§ What to work on
Can you copy out the data exactly? Leave the images out.

§ Given data
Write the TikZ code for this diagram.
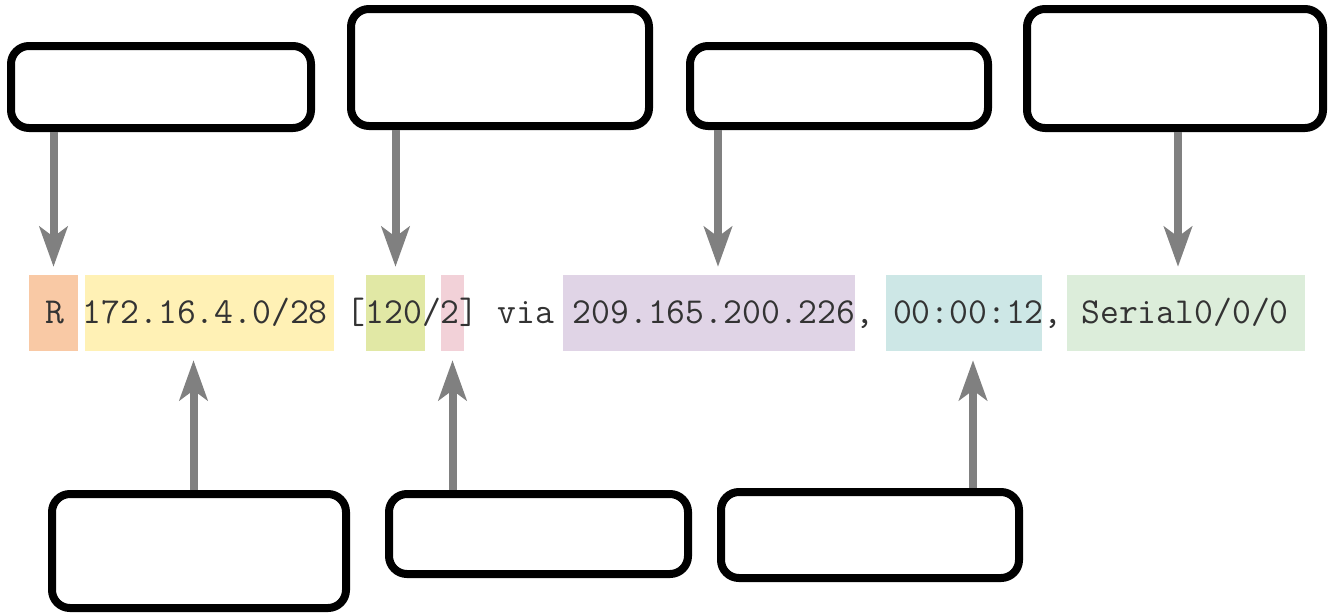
\documentclass[tikz,border=0pt]{standalone}
\usepackage{fontspec}
\usepackage{tikz}
\usetikzlibrary{arrows.meta}

\definecolor{hlpeach}{HTML}{F9C9A5}
\definecolor{hlyellow}{HTML}{FFF1B5}
\definecolor{hllime}{HTML}{E1E8A5}
\definecolor{hlpink}{HTML}{F2D1D8}
\definecolor{hllilac}{HTML}{E0D4E6}
\definecolor{hlcyan}{HTML}{CDE7E6}
\definecolor{hlgreen}{HTML}{DCEDDA}
\definecolor{arrgray}{HTML}{808080}

% fixed-pitch line, spaces as wide as the glyphs
\newcommand\routefont{\fontsize{36.6}{42}\selectfont\ttfamily\spaceskip 18.8pt\relax}

\tikzset{
  callout/.style={draw=black,line width=8pt,rounded corners=18pt,inner sep=0pt},
  hl/.style={fill=#1,draw=none,inner sep=0pt,minimum height=76pt},
  arr/.style={draw=arrgray,line width=8pt,-{Stealth[length=40pt,width=28pt,inset=10pt]}}
}

\begin{document}
\begin{tikzpicture}[x=1pt,y=-1pt]
  \useasboundingbox (0,0) rectangle (1332,613);

  % coloured fields of the route entry
  \node[hl=hlpeach,minimum width=49pt]   (hlR)    at (53.5,313)  {};
  \node[hl=hlyellow,minimum width=249pt] (hlNet)  at (209.5,313) {};
  \node[hl=hllime,minimum width=59pt]    (hlAd)   at (395.5,313) {};
  \node[hl=hlpink,minimum width=23pt]    (hlMet)  at (452.5,313) {};
  \node[hl=hllilac,minimum width=292pt]  (hlHop)  at (709,313)   {};
  \node[hl=hlcyan,minimum width=156pt]   (hlTime) at (964,313)   {};
  \node[hl=hlgreen,minimum width=238pt]  (hlIntf) at (1186,313)  {};
  \node[anchor=base west,inner sep=0pt,text=black!80,font=\routefont] (route) at (45,323)
    {R 172.16.4.0/28 [120/2] via 209.165.200.226, 00:00:12, Serial0/0/0};

  % empty callouts above
  \node[callout,minimum width=300pt,minimum height=82pt]  (cbR)    at (161,87)    {};
  \node[callout,minimum width=298pt,minimum height=117pt] (cbAd)   at (500,67.5)  {};
  \node[callout,minimum width=298pt,minimum height=80pt]  (cbHop)  at (839,86)    {};
  \node[callout,minimum width=296pt,minimum height=119pt] (cbIntf) at (1175,68.5) {};
  % and below
  \node[callout,minimum width=294pt,minimum height=114pt] (cbNet)  at (199,551)   {};
  \node[callout,minimum width=299pt,minimum height=80pt]  (cbMet)  at (538.5,534) {};
  \node[callout,minimum width=298pt,minimum height=86pt]  (cbTime) at (870,535)   {};

  % pointers
  \draw[arr,shorten >=8pt] (hlR.north |- cbR.south) -- (hlR.north);
  \draw[arr,shorten >=8pt] (hlAd.north |- cbAd.south) -- (hlAd.north);
  \draw[arr,shorten >=8pt] ([xshift=9pt]hlHop.north |- cbHop.south) -- ([xshift=9pt]hlHop.north);
  \draw[arr,shorten >=8pt] ([xshift=-8pt]hlIntf.north |- cbIntf.south) -- ([xshift=-8pt]hlIntf.north);
  \draw[arr,shorten >=9pt] ([xshift=-16pt]hlNet.south |- cbNet.north) -- ([xshift=-16pt]hlNet.south);
  \draw[arr,shorten >=9pt] (hlMet.south |- cbMet.north) -- (hlMet.south);
  \draw[arr,shorten >=9pt] ([xshift=9pt]hlTime.south |- cbTime.north) -- ([xshift=9pt]hlTime.south);
\end{tikzpicture}
\end{document}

§ Completed task
Write the TikZ code for this diagram.
\documentclass[tikz,border=0pt]{standalone}
\usepackage{fontspec}
\usepackage{tikz}
\usetikzlibrary{arrows.meta}

\definecolor{hlpeach}{HTML}{F9C9A5}
\definecolor{hlyellow}{HTML}{FFF1B5}
\definecolor{hllime}{HTML}{E1E8A5}
\definecolor{hlpink}{HTML}{F2D1D8}
\definecolor{hllilac}{HTML}{E0D4E6}
\definecolor{hlcyan}{HTML}{CDE7E6}
\definecolor{hlgreen}{HTML}{DCEDDA}
\definecolor{arrgray}{HTML}{808080}

% fixed-pitch line, spaces as wide as the glyphs
\newcommand\routefont{\fontsize{36.6}{42}\selectfont\ttfamily\spaceskip 18.8pt\relax}

\tikzset{
  callout/.style={draw=black,line width=8pt,rounded corners=18pt,inner sep=0pt},
  hl/.style={fill=#1,draw=none,inner sep=0pt,minimum height=76pt},
  arr/.style={draw=arrgray,line width=8pt,-{Stealth[length=40pt,width=28pt,inset=10pt]}}
}

\begin{document}
\begin{tikzpicture}[x=1pt,y=-1pt]
  \useasboundingbox (0,0) rectangle (1332,613);

  % coloured fields of the route entry
  \node[hl=hlpeach,minimum width=49pt]   (hlR)    at (53.5,313)  {};
  \node[hl=hlyellow,minimum width=249pt] (hlNet)  at (209.5,313) {};
  \node[hl=hllime,minimum width=59pt]    (hlAd)   at (395.5,313) {};
  \node[hl=hlpink,minimum width=23pt]    (hlMet)  at (452.5,313) {};
  \node[hl=hllilac,minimum width=292pt]  (hlHop)  at (709,313)   {};
  \node[hl=hlcyan,minimum width=156pt]   (hlTime) at (964,313)   {};
  \node[hl=hlgreen,minimum width=238pt]  (hlIntf) at (1186,313)  {};
  \node[anchor=base west,inner sep=0pt,text=black!80,font=\routefont] (route) at (45,323)
    {R 172.16.4.0/28 [120/2] via 209.165.200.226, 00:00:12, Serial0/0/0};

  % empty callouts above
  \node[callout,minimum width=300pt,minimum height=82pt]  (cbR)    at (161,87)    {};
  \node[callout,minimum width=298pt,minimum height=117pt] (cbAd)   at (500,67.5)  {};
  \node[callout,minimum width=298pt,minimum height=80pt]  (cbHop)  at (839,86)    {};
  \node[callout,minimum width=296pt,minimum height=119pt] (cbIntf) at (1175,68.5) {};
  % and below
  \node[callout,minimum width=294pt,minimum height=114pt] (cbNet)  at (199,551)   {};
  \node[callout,minimum width=299pt,minimum height=80pt]  (cbMet)  at (538.5,534) {};
  \node[callout,minimum width=298pt,minimum height=86pt]  (cbTime) at (870,535)   {};

  % pointers
  \draw[arr,shorten >=8pt] (hlR.north |- cbR.south) -- (hlR.north);
  \draw[arr,shorten >=8pt] (hlAd.north |- cbAd.south) -- (hlAd.north);
  \draw[arr,shorten >=8pt] ([xshift=9pt]hlHop.north |- cbHop.south) -- ([xshift=9pt]hlHop.north);
  \draw[arr,shorten >=8pt] ([xshift=-8pt]hlIntf.north |- cbIntf.south) -- ([xshift=-8pt]hlIntf.north);
  \draw[arr,shorten >=9pt] ([xshift=-16pt]hlNet.south |- cbNet.north) -- ([xshift=-16pt]hlNet.south);
  \draw[arr,shorten >=9pt] (hlMet.south |- cbMet.north) -- (hlMet.south);
  \draw[arr,shorten >=9pt] ([xshift=9pt]hlTime.south |- cbTime.north) -- ([xshift=9pt]hlTime.south);
\end{tikzpicture}
\end{document}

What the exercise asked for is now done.